'Funding for Lending has been a silent assassin': How savers have been deprived of £2.6bn in interest over the past year
Falling rates: Interest on savings has crashed since the Funding for Lending scheme launched
Savers have been deprived of £2.6billion in interest over the past year, Money Mail can reveal.
The latest victim of the crash in rates has been Premium Bonds, which yesterday cut interest from 1.5 per cent to 1.3 per cent - lowering chances of a payout from 24,000 to 26,000 to one.
Interest on savings has crashed since the Government introduced the Funding for Lending Scheme on August 1 last year.
The rates banks and building societies are prepared to pay new savers have virtually halved - even though the Bank of England base rate has been frozen at 0.5 per cent since March 2009.
These falls, in turn, have made National Savings & Investments products, such as Premium Bonds, even more attractive. As a result, they also have been cut.
Sue Hannums, director at data analyst Savings Champion, says: ‘Funding for Lending has proved a silent assassin for savers. It has had a much bigger influence on rates than the Bank of England lowering the base rate to an all-time low of 0.5 per cent. The downward spiral shows no sign of letting up.’
Simon Rose, of campaign group Save Our Savers, says: ‘Funding for Lending has been an utter disaster, halving some savings rates and causing untold misery to savers and pensioners.’
The group estimates savers have lost £2.6billion interest since the scheme began.
This time last year, banks and building societies paid an average 2.6 per cent, including an initial bonus, to woo new savers into cash Isas, figures from the Bank of England reveal.
Now it is down at 1.32 per cent, just short of a 50 per cent fall.
The rates excluding the bonus - which can be as little as 0.1 per cent - are an average 0.68 per cent, down a huge 52 per cent from 1.42 per cent.
This time last year, savers had £206billion in tax-free cash and earned £5.5billion interest.

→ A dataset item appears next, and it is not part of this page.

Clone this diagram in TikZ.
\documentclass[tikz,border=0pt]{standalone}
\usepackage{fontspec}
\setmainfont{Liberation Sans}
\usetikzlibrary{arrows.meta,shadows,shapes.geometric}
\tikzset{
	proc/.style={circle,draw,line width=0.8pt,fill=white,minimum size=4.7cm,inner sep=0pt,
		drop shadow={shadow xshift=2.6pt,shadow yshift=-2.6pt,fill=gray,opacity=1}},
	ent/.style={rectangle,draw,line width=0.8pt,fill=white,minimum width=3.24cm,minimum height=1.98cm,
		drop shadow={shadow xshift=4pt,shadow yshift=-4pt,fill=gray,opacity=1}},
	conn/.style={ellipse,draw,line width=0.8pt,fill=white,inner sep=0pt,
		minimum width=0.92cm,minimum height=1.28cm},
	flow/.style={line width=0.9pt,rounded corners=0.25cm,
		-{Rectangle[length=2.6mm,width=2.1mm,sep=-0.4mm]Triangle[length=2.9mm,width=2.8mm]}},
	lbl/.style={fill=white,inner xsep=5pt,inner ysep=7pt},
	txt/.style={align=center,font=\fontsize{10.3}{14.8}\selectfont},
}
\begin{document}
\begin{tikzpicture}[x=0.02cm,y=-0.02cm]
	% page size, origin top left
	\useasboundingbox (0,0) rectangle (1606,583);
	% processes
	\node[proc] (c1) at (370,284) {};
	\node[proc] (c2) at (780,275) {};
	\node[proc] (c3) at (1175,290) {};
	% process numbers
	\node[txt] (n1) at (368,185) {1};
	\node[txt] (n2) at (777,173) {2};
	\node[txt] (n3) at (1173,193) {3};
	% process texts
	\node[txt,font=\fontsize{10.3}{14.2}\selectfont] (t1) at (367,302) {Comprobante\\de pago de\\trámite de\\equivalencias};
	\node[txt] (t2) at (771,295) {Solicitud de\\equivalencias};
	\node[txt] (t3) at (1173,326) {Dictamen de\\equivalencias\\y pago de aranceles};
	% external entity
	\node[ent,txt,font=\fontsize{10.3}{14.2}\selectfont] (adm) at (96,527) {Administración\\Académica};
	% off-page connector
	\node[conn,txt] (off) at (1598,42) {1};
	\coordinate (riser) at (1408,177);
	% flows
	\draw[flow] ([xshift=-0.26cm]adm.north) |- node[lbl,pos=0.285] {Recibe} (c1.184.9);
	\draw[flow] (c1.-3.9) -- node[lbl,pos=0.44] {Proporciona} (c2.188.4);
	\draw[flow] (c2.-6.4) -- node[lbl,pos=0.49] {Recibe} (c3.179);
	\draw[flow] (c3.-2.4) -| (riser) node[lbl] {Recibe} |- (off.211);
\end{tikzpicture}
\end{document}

Now they have £218billion, but institutions pay out less interest - a total of £5.33billion - because the average rate paid out in total on cash Isas has fallen from 2.69 per cent to 2.44 per cent.
These rates include any bonuses that banks and building societies are paying savers who have opened an account in the past 12 months.
It might not look a large fall, but if banks and building societies still paid the higher rate, savers would earn £5.87billion - so they are losing out on a total of £540million in interest just on their cash Isa savings.
Rates began to fall last summer after the launch of the Bank of England Funding for Lending Scheme. This gives banks and building societies access to £80billion of cheap money from the Bank of England - so they are less reliant on savers.
Easy-access rates for new savers are down 46.5 per cent and one-year fixed-rate deals down 44 per cent since last August.
Savers hold £402billion in easy-access accounts with banks, earning 0.96 per cent on average - or £3.86billion in interest.
If they earned the 1.03 per cent average paid before Funding for Lending arrived, banks would have to pay out a higher £4.14billion in interest. Over the year savers have lost £280million.
Savers hold a further £266billion in notice accounts and fixed-rate bonds, where they earn about £500million less interest than if rates had not fallen.
A year ago, savers could earn 2.56 per cent (3.2 per cent) in an easy-access account. Now the best rate is half that at 1.28 per cent (1.6 per cent) and even at this top rate you are limited to the number of free withdrawals you can make.
The top one-year fixed-rate bond this time last year paid 2.88 per cent (3.6 per cent). Now the best rate is 1.64 per cent (2.05 per cent) from Kent Reliance or 1.62 per cent (2.03 per cent) from Britannia, part of Co-op Bank.
The top-paying easy-access cash Isa returned 3.3 per cent tax-free, while today it’s two per cent.